Entomopathogenic nematodes, including Heterorhabditis bacteriophora, Steinernema carpocapsae, S. feltiae, and S. kraussei, can kill D. suzukii larvae in the laboratory but are less effective against pupae and in the field where larvae are protected inside fruit. Nematodes may work better if applied to soil to kill larvae that drop from fruit to pupate.

Parasitoids have been extensively studied, and an East Asian wasp, Ganaspis brasiliensis, has been widely released in the United States since 2022. Time will tell how successful this strategy is, but considering parasitism rates in Asia range from 18% to 40%, parasitoids will have to be deployed in combination with other pest-management strategies.

More management tools

As mentioned above, several studies have monitored spotted wing drosophila to understand population dynamics better. The findings highlighted some problems with using trap catches to monitor this pest, notably that catches don’t always correspond with population numbers or fruit infestation, partly because the flies’ response to lures changes seasonally in response to fruit availability and physiological shifts. Temperature and humidity can also affect trap catches.

Barriers are highly effective at preventing damage, provided they are correctly implemented. For example, Mary Rogers and colleagues from the University of Minnesota found that exclusion nets reduced raspberry infestation to 35%, compared with 60% in insecticide-treated open plots and 81% in untreated, open controls. Plastic tunnels reduced fruit infestation even further, to 2%.

Exclusion nets with mesh smaller than 1 mm are widely used for crop protection in some regions, such as cherry production in Northern Italy.

Even though D. suzukii females lay eggs in undamaged fruit, they feed on overripe and decayed fruit, and their larvae can develop in fallen fruit. Therefore, orchard sanitation is indispensable for controlling this pest (as it is for many others). Sealing berries in plastic bags for 32 hours has been shown to kill 99% of the larvae, provided bags were left outside in a sunny spot.

Hanna McIntosh from the University of Wisconsin and colleagues evaluated plastic mulches in raspberries. Black, white, and metallic plastic reduced fruit infestation by 40%–72% and killed 80%–100% of larvae and pupae on the mulch’s surface.

High temperatures explain larval and pupal deaths on the mulch. The mulch created hotter, drier, lower-canopy conditions, deterring adult flies. The mulch also increased the ultraviolet light in the lower canopy, reducing egg-laying. This aligns with other research showing that D. suzukii females prefer dark conditions for laying eggs.
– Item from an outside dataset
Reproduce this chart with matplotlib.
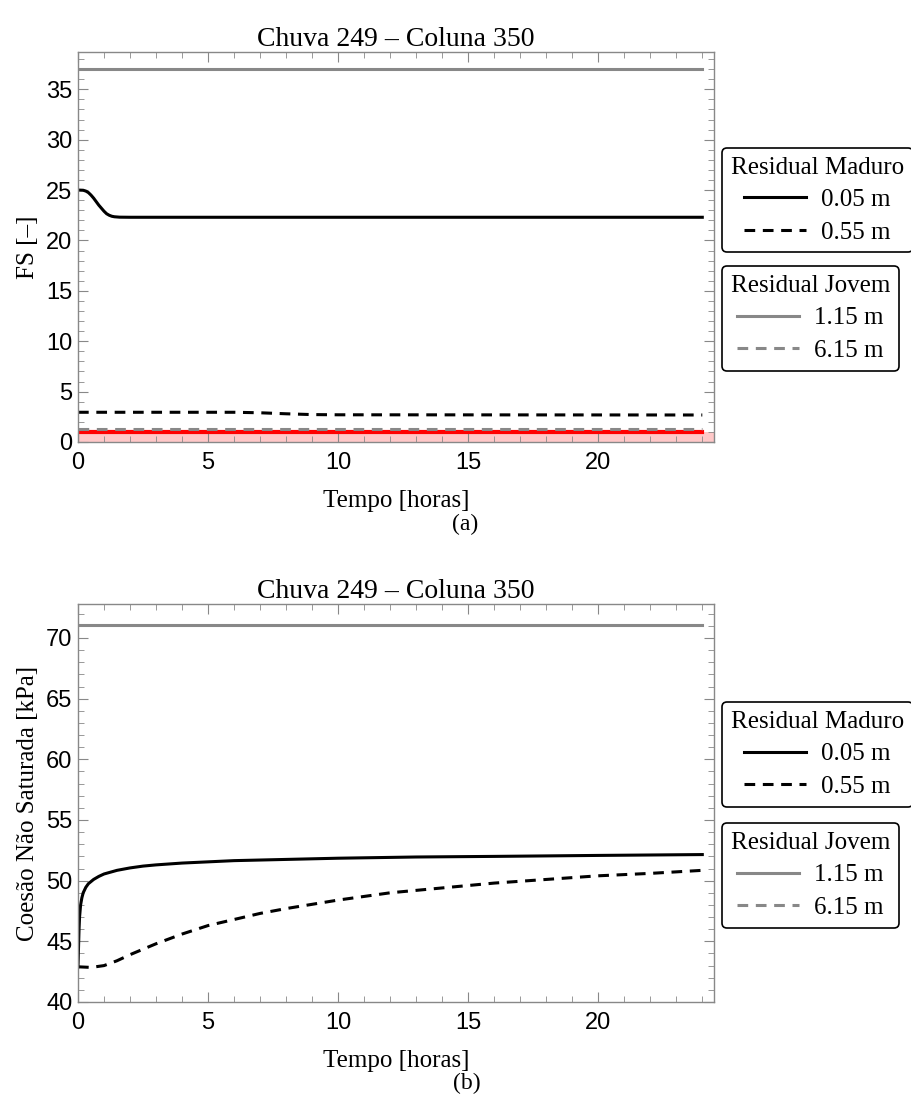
import numpy as np
import matplotlib
matplotlib.use("Agg")
import matplotlib.pyplot as plt
from matplotlib.lines import Line2D
from matplotlib.ticker import MultipleLocator

# ---- data ----
# panel (a): FS [-]
t_a_005 = [0, 0.2, 0.3, 0.4, 0.5, 0.6, 0.7, 0.8, 0.9, 1.0, 1.1, 1.2, 1.3, 1.4, 1.6, 2.0, 24.0]
fs_005 = [25.0, 24.98, 24.9, 24.75, 24.5, 24.2, 23.85, 23.5, 23.2, 22.9,
          22.65, 22.5, 22.4, 22.35, 22.31, 22.3, 22.3]
t_a_055 = [0, 6, 7, 8, 9, 10, 24]
fs_055 = [2.95, 2.95, 2.9, 2.8, 2.72, 2.7, 2.68]
t_a_115 = [0, 24]
fs_115 = [37.0, 37.0]
t_a_615 = [0, 24]
fs_615 = [1.25, 1.25]
fs_limit = 1.0

# panel (b): coesao nao saturada [kPa]
t_b_005 = [0, 0.01, 0.02, 0.04, 0.06, 0.1, 0.15, 0.2, 0.3, 0.4, 0.6, 0.8, 1.0,
           1.5, 2.0, 2.5, 3, 4, 5, 6, 8, 10, 13, 16, 20, 24]
c_005 = [42.9, 43.6, 44.5, 46.0, 47.0, 48.0, 48.6, 49.0, 49.45, 49.75, 50.1,
         50.35, 50.55, 50.85, 51.05, 51.2, 51.3, 51.45, 51.55, 51.65, 51.75,
         51.85, 51.95, 52.0, 52.08, 52.15]
t_b_055 = [0, 0.5, 1, 1.5, 2, 3, 4, 5, 6, 7, 8, 10, 12, 14, 16, 18, 20, 22, 24]
c_055 = [42.9, 42.85, 43.0, 43.4, 43.9, 44.8, 45.6, 46.3, 46.8, 47.3, 47.7,
         48.4, 49.0, 49.4, 49.8, 50.1, 50.4, 50.6, 50.85]
t_b_115 = [0, 24]
c_115 = [71.1, 71.1]

title = "Chuva 249 \u2013 Coluna 350"
GRAY = "#888888"
SERIF = "Liberation Serif"
SANS = "Liberation Sans"
DASH = (0, (3.5, 2.5))

fig = plt.figure(figsize=(9.11, 10.97), dpi=100)
W, H = 911, 1097


def add_axes(left, top, right, bottom):
    return fig.add_axes([left / W, 1 - bottom / H, (right - left) / W, (bottom - top) / H])


def style_axes(ax):
    for s in ax.spines.values():
        s.set_color(GRAY)
        s.set_linewidth(1.0)
    ax.tick_params(which="both", direction="in", top=True, right=True,
                   color=GRAY, labelsize=17)
    ax.tick_params(axis="x", pad=7)
    ax.tick_params(axis="y", pad=4)
    ax.tick_params(which="major", length=7)
    ax.tick_params(which="minor", length=4)
    for lab in ax.get_xticklabels() + ax.get_yticklabels():
        lab.set_fontfamily(SANS)
    ax.xaxis.set_major_locator(MultipleLocator(5))
    ax.xaxis.set_minor_locator(MultipleLocator(1))
    ax.yaxis.set_major_locator(MultipleLocator(5))
    ax.yaxis.set_minor_locator(MultipleLocator(1))


def add_legends(top1, top2):
    h_mad = [Line2D([], [], color="black", lw=2.2),
             Line2D([], [], color="black", lw=2.2, ls=DASH)]
    h_jov = [Line2D([], [], color=GRAY, lw=2.2),
             Line2D([], [], color=GRAY, lw=2.2, ls=DASH)]
    for handles, labels, ttl, top in [
        (h_mad, ["0.05 m", "0.55 m"], "Residual Maduro", top1),
        (h_jov, ["1.15 m", "6.15 m"], "Residual Jovem", top2),
    ]:
        leg = fig.legend(handles, labels, title=ttl, loc="upper left",
                         bbox_to_anchor=(722 / W, 1 - top / H),
                         prop={"family": SERIF, "size": 18},
                         title_fontproperties={"family": SERIF, "size": 18},
                         frameon=True, fancybox=True, edgecolor="black",
                         framealpha=1, handlelength=2.5, handletextpad=0.6,
                         borderpad=0.35, labelspacing=0.4, borderaxespad=0)
        leg.get_frame().set_linewidth(1.2)


# ---- panel (a) ----
ax1 = add_axes(78, 52, 714, 442)
ax1.axhspan(0, fs_limit, color="#ffc8c8", lw=0)
ax1.plot([0, 24], [fs_limit, fs_limit], color="red", lw=3)
ax1.plot(t_a_615, fs_615, color=GRAY, lw=2.2, ls=DASH)
ax1.plot(t_a_115, fs_115, color=GRAY, lw=2.2)
ax1.plot(t_a_055, fs_055, color="black", lw=2.2, ls=DASH)
ax1.plot(t_a_005, fs_005, color="black", lw=2.2)
ax1.set_xlim(0, 24.45)
ax1.set_ylim(0, 38.7)
style_axes(ax1)
ax1.set_title(title, fontfamily=SERIF, fontsize=20, pad=3)
ax1.set_xlabel("Tempo [horas]", fontfamily=SERIF, fontsize=18, labelpad=12)
ax1.set_ylabel("FS [\u2013]", fontfamily=SERIF, fontsize=18, labelpad=5)
fig.text(465 / W, 1 - 524 / H, "(a)", fontfamily=SERIF, fontsize=17,
         ha="center", va="center")
add_legends(148, 266)

# ---- panel (b) ----
ax2 = add_axes(78, 604, 714, 1002)
ax2.plot(t_b_115, c_115, color=GRAY, lw=2.2)
ax2.plot(t_b_055, c_055, color="black", lw=2.2, ls=DASH)
ax2.plot(t_b_005, c_005, color="black", lw=2.2)
ax2.set_xlim(0, 24.45)
ax2.set_ylim(40, 72.8)
style_axes(ax2)
ax2.set_title(title, fontfamily=SERIF, fontsize=20, pad=3)
ax2.set_xlabel("Tempo [horas]", fontfamily=SERIF, fontsize=18, labelpad=12)
ax2.set_ylabel("Coes\u00e3o N\u00e3o Saturada [kPa]", fontfamily=SERIF, fontsize=18, labelpad=5)
fig.text(467 / W, 1 - 1083 / H, "(b)", fontfamily=SERIF, fontsize=17,
         ha="center", va="center")
add_legends(702, 823)

fig.savefig("out.png", dpi=100)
In addition, some research suggests that D. suzukii larvae struggle to reach the soil when a weed mat is present. Unable to pupate, the larvae die on the surface.

Lastly, research on a sterile insect technique for spotted wing drosophila is ongoing. Technologies exist to produce sterile males, and field trials are underway, most recently in Oregon.

For a comprehensive review of D. suzukii integrated pest management, refer to Gabriella Tate and colleagues’ 2021 open-access paper.